As drone numbers soar, DriveOhio’s unmanned aircraft systems (UAS) Center is investing $5.9 million for a three-year study on how to safely fit UAS into an already congested airspace (click here to read more about the study). Led by The Ohio State University College of Engineering, the research looks at both air and ground vehicles to complement DriveOhio’s current initiatives in autonomous and connected vehicle testing.
A key component of this research is being conducted at The Ohio State University ElectroScience Laboratory (ESL).
Electrical and Computer Engineering Research Assistant Professor Graeme Smith’s team will oversee ESL’s contribution to the project. “Whether we like it or not, the drones are coming,” Smith said. “Widespread UAS use is going to happen at some point, and it’s exciting that Ohio State is involved in defining how.”
ESL researchers will develop passive radar systems in support of the DriveOhio project to extend the 33 Smart Mobility Corridor capabilities through the use of UAS--sometimes called drones--to monitor traffic and roadway conditions from the air. The inclusion of passive radar in the project represents a major technological advancement that, despite it’s long history, has rarely been used outside of research.
Smith will lead ESL’s contribution to the overall project which includes measuring commercial UAS to understand how they appear to radar, and developing two passive radars to be integrated into the final UAS Traffic Management (UTM) system that will be developed through the initiative.
Smith’s co-investigators at ESL include Professor Chi-Chih Chen who will oversee antenna design for the passive radar, and research scientist Dr. Andrew O’Brien who will lead the development of beamforming algorithms to determine the bearings to the detected UAS.
Unlike optical systems, the size, shape, construction material, and moving parts of the UAS has a significant impact on how easy it is for the radar to detect its presence. For the passive radars being developed at ESL, the electromagnetic frequencies used and the radar-target geometries employed will be different than in traditional air traffic control networks which use active radar.

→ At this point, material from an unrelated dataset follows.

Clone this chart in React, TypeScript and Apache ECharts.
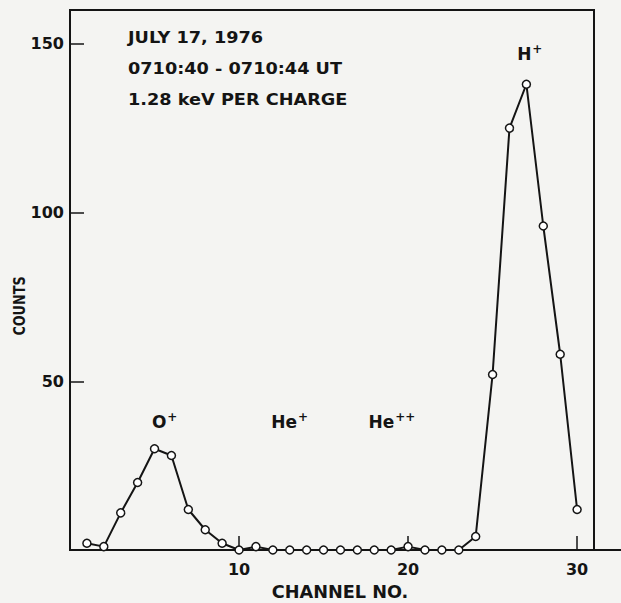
import React, { useEffect, useRef } from "react";
import * as echarts from "echarts";

const channels = [1, 2, 3, 4, 5, 6, 7, 8, 9, 10, 11, 12, 13, 14, 15, 16, 17, 18, 19, 20, 21, 22, 23, 24, 25, 26, 27, 28, 29, 30];
const counts = [2, 1, 11, 20, 30, 28, 12, 6, 2, 0, 1, 0, 0, 0, 0, 0, 0, 0, 0, 1, 0, 0, 0, 4, 52, 125, 138, 96, 58, 12];

const ionBase = ["O", "He", "He", "H"];
const ionCharge = ["+", "+", "++", "+"];
const ionChannel = [5.6, 13.0, 19.05, 27.2];
const ionCount = [38, 38, 38, 147];

const infoLines = ["JULY 17, 1976", "0710:40 - 0710:44 UT", "1.28 keV PER CHARGE"];
const xTickValues = [10, 20, 30];
const yTickValues = [50, 100, 150];

const FONT = "DejaVu Sans";
const INK = "#141414";

export default function App() {
  const ref = useRef<HTMLDivElement>(null);

  useEffect(() => {
    if (!ref.current) return;
    const chart = echarts.init(ref.current, undefined, { renderer: "svg" });

    const lineData = channels.map((c, i) => [c, counts[i]]);
    const labelData = ionBase.map((n, i) => ({
      name: `{b|${n}}{s|${ionCharge[i]}}`,
      value: [ionChannel[i], ionCount[i]],
    }));

    chart.setOption({
      animation: false,
      backgroundColor: "#f4f4f2",
      grid: {
        left: 70,
        right: 27,
        top: 10,
        bottom: 53,
        show: true,
        borderColor: INK,
        borderWidth: 2,
        backgroundColor: "transparent",
      },
      xAxis: {
        type: "value",
        min: 0,
        max: 31,
        interval: 10,
        splitLine: { show: false },
        axisLine: { show: true, lineStyle: { color: INK, width: 2 } },
        axisTick: { show: true, inside: true, length: 14, lineStyle: { color: INK, width: 1.5 } },
        axisLabel: {
          show: true,
          margin: 11,
          fontFamily: FONT,
          fontWeight: "bold",
          fontSize: 16,
          color: INK,
          formatter: (v: number) => (xTickValues.includes(v) ? String(v) : ""),
        },
      },
      yAxis: {
        type: "value",
        min: 0,
        max: 160,
        interval: 50,
        splitLine: { show: false },
        axisLine: { show: true, lineStyle: { color: INK, width: 2 } },
        axisTick: { show: true, inside: true, length: 14, lineStyle: { color: INK, width: 1.5 } },
        axisLabel: {
          show: true,
          margin: 6,
          fontFamily: FONT,
          fontWeight: "bold",
          fontSize: 16,
          color: INK,
          formatter: (v: number) => (yTickValues.includes(v) ? String(v) : ""),
        },
      },
      graphic: [
        ...infoLines.map((t, i) => ({
          type: "text",
          x: 128,
          y: [38, 69, 100][i],
          scaleX: 1.18,
          silent: true,
          style: {
            text: t,
            fontFamily: FONT,
            fontWeight: "bold",
            fontSize: 15,
            fill: INK,
            align: "left",
            verticalAlign: "middle",
          },
        })),
        {
          type: "text",
          x: 19,
          y: 306,
          rotation: Math.PI / 2,
          scaleX: 0.8,
          silent: true,
          style: {
            text: "COUNTS",
            fontFamily: FONT,
            fontWeight: "bold",
            fontSize: 16,
            fill: INK,
            align: "center",
            verticalAlign: "middle",
          },
        },
        {
          type: "text",
          x: 340,
          y: 592,
          scaleX: 1.04,
          silent: true,
          style: {
            text: "CHANNEL NO.",
            fontFamily: FONT,
            fontWeight: "bold",
            fontSize: 17,
            fill: INK,
            align: "center",
            verticalAlign: "middle",
          },
        },
        {
          type: "line",
          silent: true,
          shape: { x1: 594, y1: 550, x2: 621, y2: 550 },
          style: { stroke: INK, lineWidth: 2 },
        },
      ],
      series: [
        {
          type: "line",
          data: lineData,
          symbol: "circle",
          symbolSize: 8,
          showAllSymbol: true,
          lineStyle: { color: INK, width: 2 },
          itemStyle: { color: "#ffffff", borderColor: INK, borderWidth: 1.5 },
          silent: true,
          z: 3,
        },
        {
          type: "scatter",
          data: labelData,
          symbolSize: 1,
          itemStyle: { color: "rgba(0,0,0,0)", opacity: 1 },
          silent: true,
          label: {
            show: true,
            position: "inside",
            formatter: "{b}",
            color: INK,
            opacity: 1,
            rich: {
              b: { fontFamily: FONT, fontWeight: "bold", fontSize: 17, color: INK, opacity: 1 },
              s: { fontFamily: FONT, fontWeight: "bold", fontSize: 12, color: INK, opacity: 1, padding: [0, 0, 10, 1] },
            },
          },
          z: 4,
        },
      ],
    });

    return () => chart.dispose();
  }, []);

  return (
    <div
      ref={ref}
      style={{ position: "absolute", left: 0, top: 0, width: 621, height: 603 }}
    />
  );
}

To better understand the passive radar design requirements, the ESL team will measure commercial UAS, such as the common DJI Phantom, in ESL’s Compact Range--a dedicated facility used to measure object electromagnetic reflectivity and antenna patterns.
“There has been much speculation in the academic community on just what a UAS will look like to a radar. With the work being done on this project we will finally know the answer,” Smith observed.
The ESL team’s principal task will be to develop and evaluate the passive radars' performance within the overall UTM system. The passive radars will detect and track UAS using ambient electromagnetic signals. Their outputs will be combined with the data from a Gryphon Skylight UTM system, which uses active radars and spectral monitoring nodes. By using the passive radars alongside the more conventional sensors, the team will be able to understand the passive radars’ performances and fine-tune their use within the overall solution.
“Passive radar is exciting for this type of task because it doesn’t have its own transmitter. This means that the extra sensors required to provide UAS UTM system will not contribute to the problem of spectral congestion,” Smith said. “It also means the sensors we’re developing are expected to be much cheaper than a conventional active radar. Therefore, you can have more of them and achieve better coverage for tasks such as detecting and tracking UAS.”
In addition to ESL, other research partners for the DriveOhio overall project include The Ohio State University Aerospace Research Center, CAL Analytics, Gannett Fleming, AiRXOS (a GE Venture), SRC, Inc., Transportation Research Center, Inc., Woolpert, The Ohio State University Airport, and Midwest Air Traffic Control.